Personel güçlendirme, yetki devrinin bir uzantısı olarak anlaşılabilmektedir. Ancak güçlendirme yetki devrinden daha geniş bir anlam ifade etmektedir. Yetki devrinde lider, işin sonucunda sorumlu olarak, kendine ait olan hakkı, daha iyi bir sonuç alabileceğini varsayarak veya gerekli gördüğü için astlarına devreder. Personel güçlendirmede esas olan ise, işi fiilen yapan kişinin uzmanlık bilgisini, fırsatları görmesini, gerekli kararları vermesini ve işe karşı olan tutumunu değiştirmek; yani kişiyi işin sahibi haline getirmektir (Akçakaya, 2010, s. 151).
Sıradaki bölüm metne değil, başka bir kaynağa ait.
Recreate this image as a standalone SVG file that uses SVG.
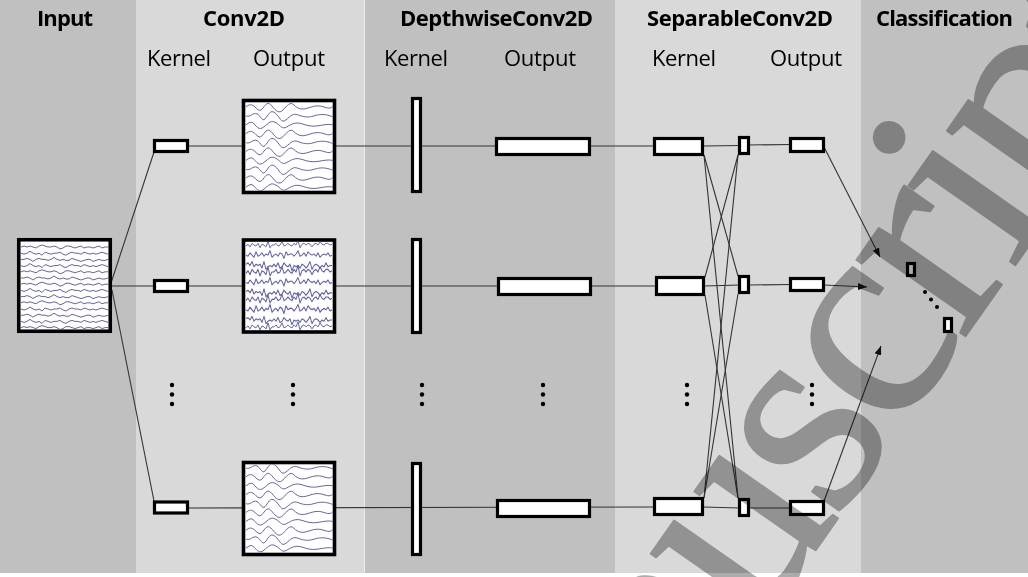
<svg xmlns="http://www.w3.org/2000/svg" width="1028" height="577" viewBox="0 0 1028 577">
<style>
.h{font-family:"Open Sans","Liberation Sans",sans-serif;font-size:22px;font-weight:bold;fill:#000;text-anchor:middle}
.s{font-family:"Open Sans","Liberation Sans",sans-serif;font-size:22px;fill:#000;text-anchor:middle}
.box{fill:#fff;stroke:#000;stroke-width:3.2}
.big{fill:#fff;stroke:#000;stroke-width:3.6}
.ln{fill:none;stroke:#333;stroke-width:1.1}
.wave{fill:none;stroke:#5252aa;stroke-width:0.95;stroke-linejoin:round;opacity:0.95}
.dot{fill:#000}
.wm{font-family:"Liberation Serif","Times New Roman",serif;font-size:290px;letter-spacing:-10px;fill:#acacac;stroke:#acacac;stroke-width:2;stroke-linejoin:round;mix-blend-mode:multiply}
</style>
<defs>
<marker id="ah" markerUnits="userSpaceOnUse" markerWidth="9" markerHeight="7" refX="9" refY="3.5" orient="auto">
<path d="M0 0L9 3.5L0 7z" fill="#111"/>
</marker>
<path id="n1" d="M0 0l3 -1 3 1 3 -1 3 1 3 1 3 -2 3 -1 3 1 3 1 3 0 3 -1 3 1 3 2 3 -1 3 -2 3 0 3 1 3 1 3 -1 3 -1 3 2 3 -1 3 0 3 1 3 -1 3 -1 3 2 3 -1 3 0"/>
<path id="n2" d="M0 0l3 1 3 -1 3 -2 3 2 3 1 3 -1 3 2 3 -3 3 1 3 1 3 -1 3 0 3 -1 3 2 3 1 3 -2 3 -1 3 1 3 0 3 1 3 -2 3 1 3 1 3 -1 3 1 3 -1 3 -1 3 1 3 1"/>
<path id="n3" d="M0 0l3 0 3 -1 3 1 3 2 3 -2 3 -1 3 1 3 0 3 1 3 -1 3 -2 3 2 3 1 3 -1 3 1 3 0 3 -2 3 1 3 1 3 1 3 -1 3 -1 3 0 3 2 3 -1 3 -1 3 1 3 0 3 -1"/>
<path id="s1" d="M0 0C3 -3 6 -3 9 0S14 5 17 1S22 -6 26 -1S33 7 37 3S44 -6 48 -2S56 3 62 1S72 -2 78 0S85 1 87 -1"/>
<path id="s2" d="M0 0C4 2 7 -4 11 -2S16 6 19 3S24 -7 29 -3S35 8 40 4S47 -3 52 -1S62 2 68 0S80 -2 87 1"/>
<path id="s3" d="M0 0C3 -2 5 -4 8 -1S13 6 18 2S25 -5 30 -2S36 5 41 2S50 -3 56 -1S66 2 72 1S82 -1 87 0"/>
<path id="k1" d="M0 0l2 -2 2 3 2 -4 2 2 2 1 2 -3 2 5 2 -4 2 1 2 2 2 -6 2 7 2 -3 2 0 2 -2 2 3 2 -1 2 -4 2 5 2 -1 2 -2 2 2 2 1 2 -3 2 2 2 -5 2 8 2 -4 2 -1 2 2 2 -2 2 1 2 3 2 -3 2 -1 2 2 2 -4 2 3 2 1 2 -2 2 0 2 2 2 -1"/>
<path id="k2" d="M0 0l2 1 2 -3 2 2 2 2 2 -5 2 4 2 -1 2 -2 2 3 2 -2 2 1 2 -4 2 6 2 -2 2 -1 2 2 2 -3 2 1 2 4 2 -6 2 3 2 -1 2 0 2 2 2 -2 2 -3 2 5 2 -1 2 -2 2 3 2 -4 2 2 2 1 2 -1 2 2 2 -3 2 4 2 -2 2 -1 2 1 2 -2 2 3 2 -1"/>
<path id="k3" d="M0 0l2 -1 2 2 2 -3 2 4 2 -2 2 1 2 -1 2 3 2 -5 2 6 2 -2 2 -1 2 1 2 -2 2 2 2 -3 2 4 2 -1 2 -3 2 2 2 1 2 -2 2 5 2 -4 2 1 2 -1 2 2 2 -3 2 1 2 2 2 -2 2 -3 2 6 2 -3 2 -1 2 1 2 2 2 -2 2 1 2 -3 2 3 2 -1 2 0"/>
<clipPath id="cIn"><rect x="20.5" y="241.5" width="88.5" height="88.5"/></clipPath>
<clipPath id="cC1"><rect x="245.25" y="102.25" width="87.5" height="88.5"/></clipPath>
<clipPath id="cC2"><rect x="245.25" y="241.75" width="87.5" height="88.5"/></clipPath>
<clipPath id="cC3"><rect x="245.25" y="464.25" width="87.5" height="88.5"/></clipPath>
</defs>

<g id="panels">
<rect x="0" y="0" width="136" height="573" fill="#c0c0c0"/>
<rect x="136" y="0" width="229" height="573" fill="#d9d9d9"/>
<rect x="365" y="0" width="250" height="573" fill="#c0c0c0"/>
<rect x="615" y="0" width="246" height="573" fill="#d9d9d9"/>
<rect x="861" y="0" width="167" height="573" fill="#c0c0c0"/>
<line x1="364.5" y1="0" x2="364.5" y2="573" stroke="#ececec" stroke-width="1"/>
</g>

<g id="labels">
<text class="h" x="65" y="26" textLength="56">Input</text>
<text class="h" x="244" y="26" textLength="82">Conv2D</text>
<text class="h" x="496.5" y="26" textLength="193">DepthwiseConv2D</text>
<text class="h" x="740" y="26" textLength="186">SeparableConv2D</text>
<text class="h" x="944.5" y="26" textLength="137">Classification</text>
<text class="s" x="179" y="66" textLength="64">Kernel</text>
<text class="s" x="289" y="66" textLength="72">Output</text>
<text class="s" x="416" y="66" textLength="64">Kernel</text>
<text class="s" x="540" y="66" textLength="72">Output</text>
<text class="s" x="684" y="66" textLength="64">Kernel</text>
<text class="s" x="806" y="66" textLength="72">Output</text>
</g>

<g id="connectors">
<polyline class="ln" points="111,283 154,152"/>
<polyline class="ln" points="112,286 154,286"/>
<polyline class="ln" points="112,290 154,501"/>
<polyline class="ln" points="188,146 655,146"/>
<polyline class="ln" points="188,286 657,286"/>
<polyline class="ln" points="188,508 655,507"/>
<polyline class="ln" points="703,146 740,145.5"/>
<polyline class="ln" points="704,286 740,285"/>
<polyline class="ln" points="703,507 740,508"/>
<polyline class="ln" points="748,145 791,144.5"/>
<polyline class="ln" points="748,285 791,284.5"/>
<polyline class="ln" points="748,508 791,508"/>
<line class="ln" x1="704" y1="155" x2="738" y2="276"/>
<line class="ln" x1="704" y1="155" x2="738" y2="498"/>
<line class="ln" x1="738" y1="155" x2="705" y2="277"/>
<line class="ln" x1="738" y1="155" x2="704" y2="498"/>
<line class="ln" x1="705" y1="295" x2="738" y2="498"/>
<line class="ln" x1="738" y1="294" x2="704" y2="498"/>
<line class="ln" x1="824" y1="147" x2="880" y2="257" marker-end="url(#ah)"/>
<line class="ln" x1="824" y1="285" x2="867" y2="287" marker-end="url(#ah)"/>
<line class="ln" x1="824" y1="501" x2="881" y2="346" marker-end="url(#ah)"/>
</g>

<g id="input">
<rect class="big" x="18.75" y="239.75" width="91.5" height="91.5"/>
<g clip-path="url(#cIn)" class="wave">
<use href="#n1" x="21" y="247"/><use href="#n2" x="21" y="253.2"/><use href="#n3" x="21" y="259.4"/>
<use href="#n2" x="21" y="265.6"/><use href="#n1" x="21" y="271.8"/><use href="#n3" x="21" y="278"/>
<use href="#n1" x="21" y="284.2"/><use href="#n2" x="21" y="290.4"/><use href="#n3" x="21" y="296.6"/>
<use href="#n1" x="21" y="302.8"/><use href="#n2" x="21" y="309"/><use href="#n3" x="21" y="315.2"/>
<use href="#n2" x="21" y="321.4"/><use href="#n1" x="21" y="327.6"/>
</g>
</g>

<g id="conv-kernel-1"><rect class="box" x="154.5" y="140.5" width="33" height="11"/></g>
<g id="conv-kernel-2"><rect class="box" x="154.5" y="280.5" width="33" height="11"/></g>
<g id="conv-kernel-3"><rect class="box" x="154.5" y="502" width="33" height="11"/></g>

<g id="conv-output-1">
<rect class="big" x="243.5" y="100.5" width="91" height="92"/>
<g clip-path="url(#cC1)" class="wave">
<use href="#s1" x="246" y="107"/><use href="#s2" x="246" y="115.9"/><use href="#s3" x="246" y="124.8"/>
<use href="#s1" x="246" y="133.7"/><use href="#s2" x="246" y="142.6"/><use href="#s1" x="246" y="151.5"/>
<use href="#s3" x="246" y="160.4"/><use href="#s2" x="246" y="169.3"/><use href="#s1" x="246" y="178.2"/>
<use href="#s3" x="246" y="187.1"/>
</g>
</g>
<g id="conv-output-2">
<rect class="big" x="243.5" y="240" width="91" height="92"/>
<g clip-path="url(#cC2)" class="wave">
<use href="#k1" transform="translate(246 246) scale(1 0.9)"/><use href="#k2" transform="translate(246 255.1) scale(1 1.1)"/>
<use href="#k3" transform="translate(246 264.2) scale(1 1.3)"/><use href="#k1" transform="translate(246 273.3) scale(1 1.3)"/>
<use href="#k2" transform="translate(246 282.4) scale(1 1.2)"/><use href="#k3" transform="translate(246 291.5) scale(1 1.3)"/>
<use href="#k1" transform="translate(246 300.6) scale(1 1.2)"/><use href="#k2" transform="translate(246 309.7) scale(1 1.3)"/>
<use href="#k3" transform="translate(246 318.8) scale(1 1.2)"/><use href="#k1" transform="translate(246 327.9) scale(1 1)"/>
</g>
</g>
<g id="conv-output-3">
<rect class="big" x="243.5" y="462.5" width="91" height="92"/>
<g clip-path="url(#cC3)" class="wave">
<use href="#s2" x="246" y="468"/><use href="#s1" x="246" y="476.9"/><use href="#s3" x="246" y="485.8"/>
<use href="#s1" x="246" y="494.7"/><use href="#s2" x="246" y="503.6"/><use href="#s1" x="246" y="512.5"/>
<use href="#s3" x="246" y="521.4"/><use href="#s1" x="246" y="530.3"/><use href="#s2" x="246" y="539.2"/>
<use href="#s3" x="246" y="548.1"/>
</g>
</g>

<g id="dw-kernel-1"><rect class="box" x="412.5" y="98.5" width="8" height="93"/></g>
<g id="dw-kernel-2"><rect class="box" x="412.5" y="239.5" width="8" height="93"/></g>
<g id="dw-kernel-3"><rect class="box" x="412.5" y="463.5" width="8" height="91"/></g>

<g id="dw-output-1"><rect class="box" x="496.5" y="138.5" width="93" height="16"/></g>
<g id="dw-output-2"><rect class="box" x="498.5" y="278.5" width="92" height="16"/></g>
<g id="dw-output-3"><rect class="box" x="497.5" y="500.5" width="92" height="16"/></g>

<g id="sep-kernel-1"><rect class="box" x="654.5" y="138.5" width="48" height="16"/></g>
<g id="sep-kernel-2"><rect class="box" x="656.5" y="277.5" width="47" height="17"/></g>
<g id="sep-kernel-3"><rect class="box" x="654.5" y="498.5" width="48" height="16"/></g>

<g id="sep-point-1"><rect class="box" x="739.5" y="137.5" width="9" height="16"/></g>
<g id="sep-point-2"><rect class="box" x="739.5" y="276.5" width="9" height="16"/></g>
<g id="sep-point-3"><rect class="box" x="739.5" y="499.5" width="9" height="16"/></g>

<g id="sep-output-1"><rect class="box" x="790.5" y="138.5" width="33" height="13"/></g>
<g id="sep-output-2"><rect class="box" x="790.5" y="278.5" width="33" height="12"/></g>
<g id="sep-output-3"><rect class="box" x="790.5" y="501.5" width="33" height="13"/></g>

<g id="class-1"><rect class="box" x="907.5" y="263.5" width="7" height="12"/></g>
<g id="class-2"><rect class="box" x="944.5" y="318.5" width="7" height="13"/></g>

<g id="ellipses">
<circle class="dot" cx="172" cy="385" r="2.2"/><circle class="dot" cx="172" cy="394.5" r="2.2"/><circle class="dot" cx="172" cy="404" r="2.2"/>
<circle class="dot" cx="293" cy="385" r="2.2"/><circle class="dot" cx="293" cy="394.5" r="2.2"/><circle class="dot" cx="293" cy="404" r="2.2"/>
<circle class="dot" cx="422" cy="385" r="2.2"/><circle class="dot" cx="422" cy="394.5" r="2.2"/><circle class="dot" cx="422" cy="404" r="2.2"/>
<circle class="dot" cx="543" cy="385" r="2.2"/><circle class="dot" cx="543" cy="394.5" r="2.2"/><circle class="dot" cx="543" cy="404" r="2.2"/>
<circle class="dot" cx="687" cy="385" r="2.2"/><circle class="dot" cx="687" cy="394.5" r="2.2"/><circle class="dot" cx="687" cy="404" r="2.2"/>
<circle class="dot" cx="812" cy="385" r="2.2"/><circle class="dot" cx="812" cy="394.5" r="2.2"/><circle class="dot" cx="812" cy="404" r="2.2"/>
<circle class="dot" cx="925" cy="292" r="2"/><circle class="dot" cx="931" cy="299.5" r="2"/><circle class="dot" cx="937" cy="307" r="2"/>
</g>

<text class="wm" x="470" y="1044" transform="rotate(-55 470 1044)">Manuscript</text>
</svg>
Bazı yöneticiler güçlendirmeyi yetki devri olarak algılamaktadırlar. Ancak personel güçlendirmede, karar verme yetkisine sahip olan kişi yaptığı işle ilgili uzman olduğundan yaptığı işle alakalı kararlar bu kişiye aittir. Güçlendirilmiş çalışanlar için yetki devri söz konusu değildir. Çünkü yetki zaten işi yapan kişidedir. Bu durum güçlendirme ile yetki devrinin en önemli farklılığını ortaya koymaktadır (Koçak, 2013, s. 44).

2.1.4.4. Katılım

Katılım, bir kararın oluşturulması, olgunlaştırılması, alınması ve uygulanması aşamalarından birine, birkaçına ya da bütününe, o karardan doğrudan ya da dolaylı olarak etkilenecek bireylerin güçleri oranında katkıda bulunmasıdır (Seyyar & Öz, 2007, s. 236). Katılım, personel güçlendirmenin ön koşullarından birisidir, fakat kendisi değildir. İş görenlerin karar verme sürecine katılma istek ve becerileri ile organizasyonun katılımı teşvik ve hazmedebilme seviyesini belirleyecektir. Yani, katılım fonksiyonun iki ana değişkeni iş gören ve organizasyondur. Personel güçlendirmede iş görenlerin özellikle kendi işleriyle ilgili kararlara aktif olarak katılmaları ve organizasyonun bunu

36

kabullenebilmesi durumu söz konusudur. Fakat güçlendirmede katılımın bir ileri aşamasına geçilerek kararların uygulamaya dökülüşü esnasında da iş görenin aktif görev alması söz konusudur. Bu bağlamda güçlendirmenin esasında “güçlendirilmiş personel” ve “güçlendirilmiş organizasyon” olguları yatmaktadır. Bu iki öğenin birlikte olmaması durumunda gerçek anlamda güçlendirmeden söz edilemez (Öksüz, 2010, s. 25). Yapılan araştırmalar, çalışanların büyük çoğunluğunun örgüt performansını ve kalitesini arttırma konusunda kişisel sorumluluk almak istediklerini göstermektedir. Ancak bu noktada, bürokrasinin azaltılması ve iş görenlere inisiyatif hakkı verilmesi gerekir (Çelebi, 2009, s. 14).